At a time when everyone owns a technological device with the capacity to produce high quality photographic or even moving images, the concept of the photographer — with respect to the concept of photography itself — becomes somewhat blurry. In relation to the theme of protest, this leads to surprising new developments: an amateur picture or video of Tahrir Square, the Gezi Park protests, or the Occupy Movement, is often perceived as more “authentic“ than the work of a professional journalist, documentarian, or artist. This may have to do with the fact that the amateur is considered to possess neither the knowledge, nor the tools necessary to effectively manipulate pictures. The same phenomenon can also be observed in the media, which increasingly resorts to “amateur“ pictures to report current events. Because pictures circulate through cyberspace at the speed of light and are instantly available, they become virtual witnesses to the events taking place across the globe, available through television and computer screens. Of course, this proliferation of images is also much cheaper. Furthermore, the speed at which this information is being transmitted renders previous methods of dissemination obsolete.
In consideration of this topic, the image of manifesting students at Tiananmen Square immediately springs to mind: An image of those Chinese students who stood unarmed and faced approaching tanks during the bloody repression of 1989. An image that singularly shaped the Western perception of the student protests against the Chinese government in 1989 — or rather, in actuality, the image that embodies the perspective of its author, photographer Jeff Widener.
As far as big, recent, international protests are concerned, for example, Occupy, Gezi, Tahrir, which images come to mind with the same degree of recognition? How did the propagation of pictures through social media influence the course of protests, how did it activate people on-site and generate a form of protest that wouldn’t have been possible without those pictures?
In other words, what do those pictures that directly or indirectly show protests actually convey? I’m just the external spectator contemplating the pictures that portray protests in a gallery or museum context. Consuming these images via image-stream in front of a screen, spectators may take the time to let the pictures sink in, they may feel moved, but are, in reality, rarely affected at the moment of contemplation.
Do such photographic images or, to be more precise their contemplation and decoding of the information of which they contain, genuinely compel the spectator to take action? Or is this expressed concern, communicated in just seconds by pushing the share button, give a false sense of participation, and is, in fact, nothing more than a short-lived response regarding a current event? Won’t the participator’s emotion soon be replaced by the next person’s shared content? Is the response limited to a virtual expression of concern? Should a shared photographic image over social or other media, therefore, be considered as a more or less “authentic“ form of protest than physically active forms of protest?
Briefly, with future prospects in mind, I would like to mention a few current examples that demonstrate actually experienced forms of protest, visible outside the virtual realm.
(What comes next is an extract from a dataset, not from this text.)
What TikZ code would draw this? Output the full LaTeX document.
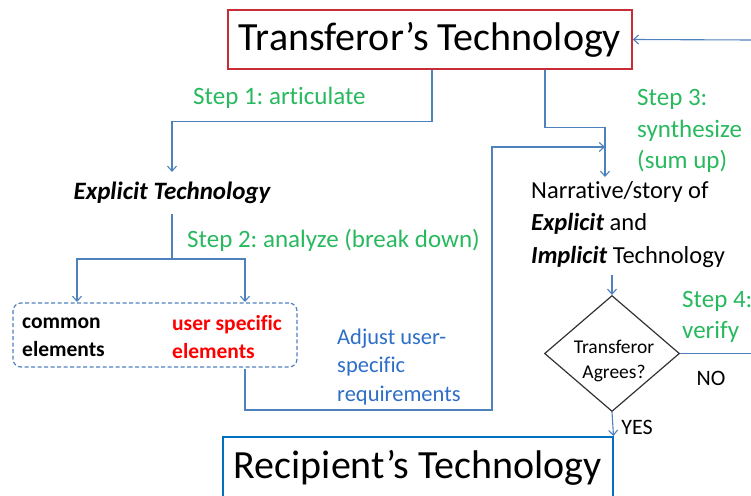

One, that can be mostly observed online and in the social media: individual users post selfies taken inside a polling booth or photos of their ballots, whether it’s the US primaries or absentee ballots for Austria’s presidential elections. Those selfies summon the population to vote. Regarding the extremely close outcome in the Austrian elections, I dare say that this is already a form of protest. The latest are all the anti-Brexit actions, and the much-used Poster download on Wolfgang Tilman’s homepage. He asks the Brits to register to vote before June 7th in order to vote against Great Britain’s exit from the European Union. Besides an open letter, the website also offers works of art on posters and statement shirts. The letter has already been signed by different British artists, intellectuals, and others, among them many famous photographers, including Adam Broomberg and Oliver Chanarin – the initiators of creativesineu.org. With the hashtag #CreativesIn, they use social media to ask all Brits to register to vote against the exit.
In concluding this text, I cannot shake the feeling that I did not form a broad enough perspective necessary to examine the theme of protest in conjunction with photography.